*Objective*. Exclude the pictures, then copy word for word the lines running from the beginning of the records through the line with "scenes = ['SCENE".

*Excerpted records*.

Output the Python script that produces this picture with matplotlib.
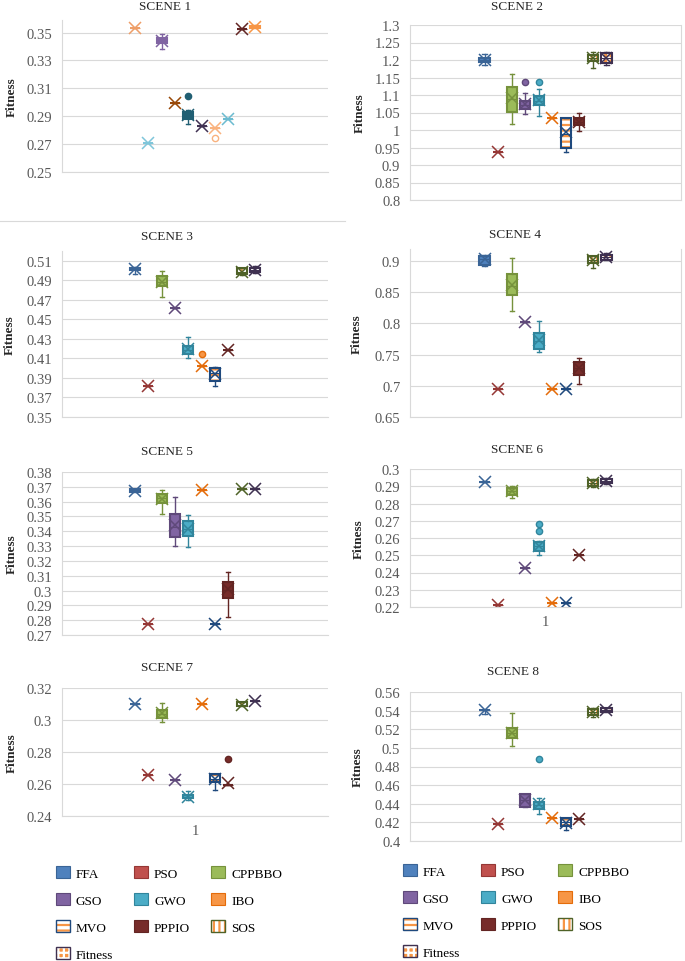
import matplotlib.pyplot as plt
from matplotlib.patches import Patch, Rectangle
from matplotlib.lines import Line2D
import numpy as np

plt.rcParams['font.family'] = ['Liberation Serif', 'DejaVu Serif']
plt.rcParams['hatch.linewidth'] = 1.6

algorithms = ['FFA', 'PSO', 'CPPBBO', 'GSO', 'GWO', 'IBO', 'MVO', 'PPPIO', 'SOS', 'Fitness']
scenes = ['SCENE 1', 'SCENE 2', 'SCENE 3', 'SCENE 4', 'SCENE 5', 'SCENE 6', 'SCENE 7', 'SCENE 8']

# box statistics, one row per scene, one column per algorithm
whisker_lo = [
    [0.353, 0.271, 0.338, 0.2995, 0.2845, 0.283, 0.2815, 0.288, 0.3525, 0.3532],
    [1.186, 0.938, 1.017, 1.046, 1.039, 1.034, 0.938, 0.998, 1.176, 1.186],
    [0.4965, 0.382, 0.4724, 0.4618, 0.41, 0.4027, 0.382, 0.4187, 0.4955, 0.4975],
    [0.891, 0.695, 0.82, 0.8017, 0.7547, 0.695, 0.695, 0.7034, 0.889, 0.9012],
    [0.3665, 0.2774, 0.3518, 0.33, 0.3293, 0.3676, 0.2774, 0.282, 0.3683, 0.3683],
    [0.2923, 0.2212, 0.283, 0.2425, 0.2502, 0.2225, 0.2225, 0.2502, 0.2895, 0.2915],
    [0.31, 0.2655, 0.2989, 0.2626, 0.25, 0.31, 0.2563, 0.2595, 0.3085, 0.3121],
    [0.536, 0.4179, 0.502, 0.4365, 0.4294, 0.4251, 0.4118, 0.424, 0.5332, 0.5389],
]
q1 = [
    [0.353, 0.271, 0.3424, 0.2995, 0.288, 0.283, 0.2815, 0.288, 0.3525, 0.3535],
    [1.193, 0.938, 1.052, 1.06, 1.071, 1.034, 0.948, 1.014, 1.197, 1.191],
    [0.501, 0.382, 0.4844, 0.4618, 0.415, 0.4027, 0.387, 0.4187, 0.4963, 0.498],
    [0.8936, 0.695, 0.845, 0.8017, 0.7584, 0.695, 0.695, 0.717, 0.897, 0.9016],
    [0.3667, 0.2774, 0.359, 0.3358, 0.3367, 0.3676, 0.2774, 0.2948, 0.3683, 0.3683],
    [0.2923, 0.2212, 0.2851, 0.2425, 0.2525, 0.2225, 0.2225, 0.2502, 0.2899, 0.2917],
    [0.31, 0.2655, 0.3012, 0.2626, 0.2511, 0.31, 0.2615, 0.2595, 0.3089, 0.3121],
    [0.5403, 0.4179, 0.511, 0.4365, 0.434, 0.4251, 0.4161, 0.424, 0.535, 0.5389],
]
median = [
    [0.353, 0.271, 0.3445, 0.2995, 0.2905, 0.283, 0.2815, 0.288, 0.3525, 0.354],
    [1.2, 0.938, 1.09, 1.072, 1.082, 1.034, 0.99, 1.024, 1.205, 1.207],
    [0.502, 0.382, 0.488, 0.4618, 0.419, 0.4027, 0.395, 0.4187, 0.499, 0.5005],
    [0.903, 0.695, 0.86, 0.8017, 0.772, 0.695, 0.695, 0.728, 0.902, 0.906],
    [0.3676, 0.2774, 0.3625, 0.343, 0.3415, 0.3676, 0.2774, 0.3005, 0.3683, 0.3683],
    [0.2923, 0.2212, 0.287, 0.2425, 0.2553, 0.2225, 0.2225, 0.2502, 0.2919, 0.2928],
    [0.31, 0.2655, 0.304, 0.2626, 0.252, 0.31, 0.263, 0.2595, 0.3095, 0.3121],
    [0.5403, 0.4179, 0.5165, 0.4444, 0.4385, 0.4251, 0.42, 0.424, 0.5385, 0.541],
]
q3 = [
    [0.353, 0.271, 0.346, 0.2995, 0.293, 0.283, 0.2815, 0.288, 0.3525, 0.355],
    [1.205, 0.938, 1.122, 1.084, 1.096, 1.034, 1.033, 1.034, 1.214, 1.22],
    [0.503, 0.382, 0.4943, 0.4618, 0.4228, 0.4027, 0.4006, 0.4187, 0.5021, 0.5025],
    [0.908, 0.695, 0.8797, 0.8017, 0.7846, 0.695, 0.695, 0.738, 0.907, 0.9096],
    [0.3685, 0.2774, 0.3649, 0.3518, 0.3467, 0.3676, 0.2774, 0.306, 0.3683, 0.3683],
    [0.2923, 0.2212, 0.289, 0.2425, 0.2574, 0.2225, 0.2225, 0.2502, 0.2938, 0.2942],
    [0.31, 0.2655, 0.3064, 0.2626, 0.2532, 0.31, 0.2661, 0.2595, 0.311, 0.3121],
    [0.5403, 0.4179, 0.5217, 0.4508, 0.4422, 0.4251, 0.4243, 0.424, 0.5414, 0.5425],
]
whisker_hi = [
    [0.353, 0.271, 0.349, 0.2995, 0.2945, 0.283, 0.2815, 0.288, 0.3525, 0.3555],
    [1.217, 0.938, 1.16, 1.106, 1.117, 1.034, 1.033, 1.049, 1.224, 1.224],
    [0.5035, 0.382, 0.4997, 0.4618, 0.432, 0.4027, 0.4013, 0.4187, 0.5031, 0.505],
    [0.9096, 0.695, 0.905, 0.8017, 0.8038, 0.695, 0.695, 0.745, 0.908, 0.912],
    [0.3687, 0.2774, 0.3676, 0.3631, 0.3511, 0.3676, 0.2774, 0.3124, 0.3683, 0.3683],
    [0.2923, 0.2212, 0.29, 0.2425, 0.2584, 0.2225, 0.2225, 0.2502, 0.2942, 0.2945],
    [0.31, 0.2655, 0.3106, 0.2626, 0.2557, 0.31, 0.2661, 0.2595, 0.3112, 0.3121],
    [0.5403, 0.4179, 0.5378, 0.4508, 0.4465, 0.4251, 0.4251, 0.424, 0.5432, 0.5425],
]
means = [
    [0.353, 0.271, 0.344, 0.2995, 0.291, 0.283, 0.2815, 0.288, 0.3525, 0.3543],
    [1.2, 0.938, 1.091, 1.075, 1.085, 1.034, 0.993, 1.024, 1.205, 1.207],
    [0.5015, 0.382, 0.4878, 0.4618, 0.4194, 0.4027, 0.3936, 0.4187, 0.499, 0.5003],
    [0.903, 0.695, 0.8615, 0.8017, 0.774, 0.695, 0.695, 0.728, 0.902, 0.906],
    [0.3675, 0.2774, 0.362, 0.3439, 0.3417, 0.3676, 0.2774, 0.3011, 0.3683, 0.3683],
    [0.2923, 0.2212, 0.287, 0.2425, 0.2554, 0.2225, 0.2225, 0.2502, 0.2919, 0.2928],
    [0.31, 0.2655, 0.3041, 0.2626, 0.252, 0.31, 0.263, 0.2605, 0.3095, 0.3121],
    [0.5403, 0.4179, 0.5163, 0.4444, 0.4394, 0.4251, 0.4197, 0.424, 0.5385, 0.541],
]
# (scene, algorithm, value)
outliers = [
    (0, 4, 0.3042), (0, 6, 0.2745),
    (1, 3, 1.136), (1, 4, 1.136),
    (2, 5, 0.4143),
    (5, 4, 0.2642), (5, 4, 0.2684),
    (6, 7, 0.2759),
    (7, 4, 0.4877),
]

y_min = [0.25, 0.8, 0.35, 0.65, 0.27, 0.22, 0.24, 0.40]
y_max = [0.359, 1.3, 0.52, 0.919, 0.38, 0.30, 0.32, 0.56]
y_top_tick = [0.35, 1.3, 0.51, 0.9, 0.38, 0.30, 0.32, 0.56]
y_step = [0.02, 0.05, 0.02, 0.05, 0.01, 0.01, 0.02, 0.02]

# styles
fills = ['#4F81BD', '#C0504D', '#9BBB59', '#8064A2', '#4BACC6', '#F79646',
         'white', '#772C2A', 'white', '#F79646']
edges = ['#3A6496', '#953735', '#76923C', '#5F497A', '#31859C', '#E46C0A',
         '#1F497D', '#632523', '#4F6228', '#3F3151']
hatches = [None, None, None, None, None, None, '---', None, '|||', '+++']
hatch_cols = [None, None, None, None, None, None, '#F79646', None, '#F79646', 'white']
s1_cols = ['#EE9E68', '#7FC6DA', '#8064A2', '#984807', '#215F73',
           '#403152', '#F9B27E', '#6CBBD0', '#632523', '#F79646']

W, H = 685, 962
# axes boxes in pixels: left, top, right, bottom
ax_px = [(62, 21, 328, 173), (410, 26, 681, 201),
         (62, 252, 328, 418), (410, 250, 681, 418),
         (62, 473, 328, 636), (410, 470, 681, 608),
         (62, 689, 328, 817), (410, 693, 681, 842)]
title_px = [(165, 7), (517, 7), (167, 237), (515, 235),
            (167, 452), (517, 450), (167, 668), (513, 672)]
ylab_x = [12, 360, 10, 357, 12, 359, 12, 358]

fig = plt.figure(figsize=(W / 100, H / 100), dpi=100)
fs = 9.5
tfs = 10.5
grey = '#595959'

for s in range(8):
    l, t, r, b = ax_px[s]
    ax = fig.add_axes([l / W, 1 - b / H, (r - l) / W, (b - t) / H])
    for i in range(10):
        if s == 0:
            fc, ec, ht, hc = s1_cols[i], s1_cols[i], None, None
        else:
            fc, ec, ht, hc = fills[i], edges[i], hatches[i], hatch_cols[i]
        fl = [v for (si, ai, v) in outliers if si == s and ai == i]
        st = dict(whislo=whisker_lo[s][i], q1=q1[s][i], med=median[s][i],
                  q3=q3[s][i], whishi=whisker_hi[s][i], mean=means[s][i], fliers=fl)
        flc = 'white' if (s == 0 and i == 6) else (ec if fc == 'white' else fc)
        art = ax.bxp([st], positions=[i], widths=0.75, capwidths=0.3,
                     patch_artist=True, showmeans=True,
                     boxprops=dict(facecolor=fc, edgecolor=ec, linewidth=1.5),
                     whiskerprops=dict(color=ec, linewidth=1.0),
                     capprops=dict(color=ec, linewidth=1.0),
                     medianprops=dict(color=ec, linewidth=0.8),
                     meanprops=dict(marker='x', markeredgecolor=ec, markersize=8.5,
                                    markeredgewidth=1.1),
                     flierprops=dict(marker='o', markerfacecolor=flc, markeredgecolor=ec,
                                     markersize=4.5))
        if ht:
            box = art['boxes'][0]
            box.set_facecolor('#F79646' if i == 9 else 'white')
            box.set_hatch(ht)
            box.set_edgecolor(hc)
            box.set_linewidth(0)
            ax.add_patch(Rectangle((i - 0.375, q1[s][i]), 0.75, q3[s][i] - q1[s][i],
                                   fill=False, edgecolor=ec, linewidth=1.5, zorder=2.5))

    ax.set_xlim(-5.5, 14.5)
    ax.set_ylim(y_min[s], y_max[s])
    ticks = np.arange(y_min[s], y_top_tick[s] + y_step[s] / 2, y_step[s])
    ax.set_yticks(ticks)
    ax.set_yticklabels([f'{round(v, 3):g}' for v in ticks])
    ax.tick_params(axis='y', length=0, pad=7, labelsize=tfs, labelcolor=grey)
    if s in (5, 6):
        ax.set_xticks([4.5])
        ax.set_xticklabels(['1'])
        ax.tick_params(axis='x', length=0, pad=6, labelsize=tfs, labelcolor=grey)
    else:
        ax.set_xticks([])
    ax.yaxis.grid(True, color='#D9D9D9', linewidth=0.8)
    ax.set_axisbelow(True)
    ax.spines['top'].set_visible(False)
    ax.spines['right'].set_visible(s % 2 == 1)
    for sp in ['left', 'bottom', 'right']:
        ax.spines[sp].set_color('#D9D9D9')
        ax.spines[sp].set_linewidth(0.8)

    tx, ty = title_px[s]
    fig.text(tx / W, 1 - ty / H, scenes[s], ha='center', va='center', fontsize=fs, color='#262626')
    fig.text(ylab_x[s] / W, 1 - (t + b) / 2 / H, 'Fitness', rotation=90, ha='center',
             va='center', fontsize=fs, fontweight='bold', color='#262626')

fig.add_artist(Line2D([0, 345 / W], [1 - 222 / H] * 2, color='#D9D9D9', linewidth=0.8))

# legends
handles = []
for i in range(10):
    if hatches[i]:
        base = '#F79646' if i == 9 else 'white'
        handles.append((Patch(facecolor=base, edgecolor=hatch_cols[i], hatch=hatches[i], linewidth=0),
                        Patch(facecolor='none', edgecolor=edges[i], linewidth=1.0)))
    else:
        handles.append(Patch(facecolor=fills[i], edgecolor=edges[i], linewidth=0.8))
order = [0, 3, 6, 9, 1, 4, 7, 2, 5, 8]
for x0, y0 in [(56, 867), (403, 865)]:
    fig.legend([handles[k] for k in order], [algorithms[k] for k in order], ncol=3,
               loc='upper left', bbox_to_anchor=(x0 / W, 1 - y0 / H), frameon=False,
               fontsize=9.5, handlelength=1.05, handleheight=1.05, handletextpad=0.45,
               columnspacing=1.6, labelspacing=1.02, borderpad=0, borderaxespad=0)

fig.savefig('out.png', dpi=100)
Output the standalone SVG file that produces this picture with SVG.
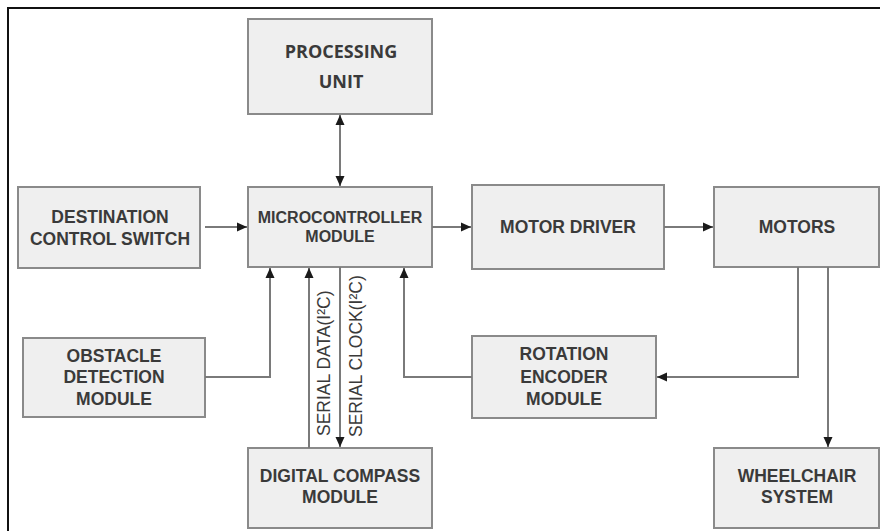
<svg xmlns="http://www.w3.org/2000/svg" width="880" height="531" viewBox="0 0 880 531">
<defs>
<marker id="arr" markerUnits="userSpaceOnUse" markerWidth="10" markerHeight="10" refX="10" refY="5" orient="auto-start-reverse" viewBox="0 0 10 10">
<path d="M0,0.5 L10,5 L0,9.5 z" fill="#1a1a1a"/>
</marker>
<style>
.box{fill:#efefef;stroke:#8a8a8a;stroke-width:2}
.t{font-family:"Liberation Sans",Arial,sans-serif;font-weight:bold;font-size:17.5px;fill:#3a3a3a;text-anchor:middle}
.pu{font-family:"Open Sans","Liberation Sans",sans-serif;font-weight:bold;font-size:18px;fill:#3a3a3a;text-anchor:middle}
.c{fill:none;stroke:#7a7a7a;stroke-width:2}
.lab{font-family:"Liberation Sans",Arial,sans-serif;font-size:17.5px;fill:#3a3a3a}
</style>
</defs>
<rect width="880" height="531" fill="#ffffff"/>
<path d="M8,531 V8 H880" fill="none" stroke="#111" stroke-width="2"/>

<g id="processing-unit">
<rect class="box" x="248" y="19" width="184" height="95"/>
<text class="pu" x="341" y="58">PROCESSING</text>
<text class="pu" x="341" y="88">UNIT</text>
</g>
<g id="destination-control-switch">
<rect class="box" x="18" y="187" width="182" height="81"/>
<text class="t" x="110" y="223">DESTINATION</text>
<text class="t" x="110" y="245">CONTROL SWITCH</text>
</g>
<g id="microcontroller-module">
<rect class="box" x="248" y="187" width="184" height="80"/>
<text class="t" x="340" y="223" style="font-size:16px">MICROCONTROLLER</text>
<text class="t" x="340" y="242" style="font-size:16px">MODULE</text>
</g>
<g id="motor-driver">
<rect class="box" x="472" y="185" width="192" height="84"/>
<text class="t" x="568" y="233">MOTOR DRIVER</text>
</g>
<g id="motors">
<rect class="box" x="714" y="187" width="165" height="80"/>
<text class="t" x="797" y="233">MOTORS</text>
</g>
<g id="obstacle-detection-module">
<rect class="box" x="23" y="338" width="182" height="79"/>
<text class="t" x="114" y="362">OBSTACLE</text>
<text class="t" x="114" y="383">DETECTION</text>
<text class="t" x="114" y="405">MODULE</text>
</g>
<g id="rotation-encoder-module">
<rect class="box" x="472" y="336" width="184" height="82"/>
<text class="t" x="564" y="360">ROTATION</text>
<text class="t" x="564" y="383">ENCODER</text>
<text class="t" x="564" y="405">MODULE</text>
</g>
<g id="digital-compass-module">
<rect class="box" x="248" y="448" width="184" height="80"/>
<text class="t" x="340" y="482">DIGITAL COMPASS</text>
<text class="t" x="340" y="503">MODULE</text>
</g>
<g id="wheelchair-system">
<rect class="box" x="714" y="448" width="165" height="80"/>
<text class="t" x="797" y="482">WHEELCHAIR</text>
<text class="t" x="797" y="503">SYSTEM</text>
</g>

<g id="connectors">
<path class="c" d="M340,115 V186" marker-start="url(#arr)" marker-end="url(#arr)"/>
<path class="c" d="M205,227 H247" marker-end="url(#arr)"/>
<path class="c" d="M432,227 H471" marker-end="url(#arr)"/>
<path class="c" d="M664,227 H713" marker-end="url(#arr)"/>
<path class="c" d="M205,377 H270 V268" marker-end="url(#arr)"/>
<path class="c" d="M309,448 V268" marker-end="url(#arr)"/>
<path class="c" d="M340,267 V447" marker-end="url(#arr)"/>
<path class="c" d="M472,377 H404 V268" marker-end="url(#arr)"/>
<path class="c" d="M798,267 V377 H657" marker-end="url(#arr)"/>
<path class="c" d="M828,267 V447" marker-end="url(#arr)"/>
<text class="lab" transform="translate(330,436) rotate(-90)">SERIAL DATA(I²C)</text>
<text class="lab" transform="translate(362,437) rotate(-90)">SERIAL CLOCK(I²C)</text>
</g>
</svg>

*Task output*.
Output the Python script that produces this picture with matplotlib.
import matplotlib.pyplot as plt
from matplotlib.patches import Patch, Rectangle
from matplotlib.lines import Line2D
import numpy as np

plt.rcParams['font.family'] = ['Liberation Serif', 'DejaVu Serif']
plt.rcParams['hatch.linewidth'] = 1.6

algorithms = ['FFA', 'PSO', 'CPPBBO', 'GSO', 'GWO', 'IBO', 'MVO', 'PPPIO', 'SOS', 'Fitness']
scenes = ['SCENE 1', 'SCENE 2', 'SCENE 3', 'SCENE 4', 'SCENE 5', 'SCENE 6', 'SCENE 7', 'SCENE 8']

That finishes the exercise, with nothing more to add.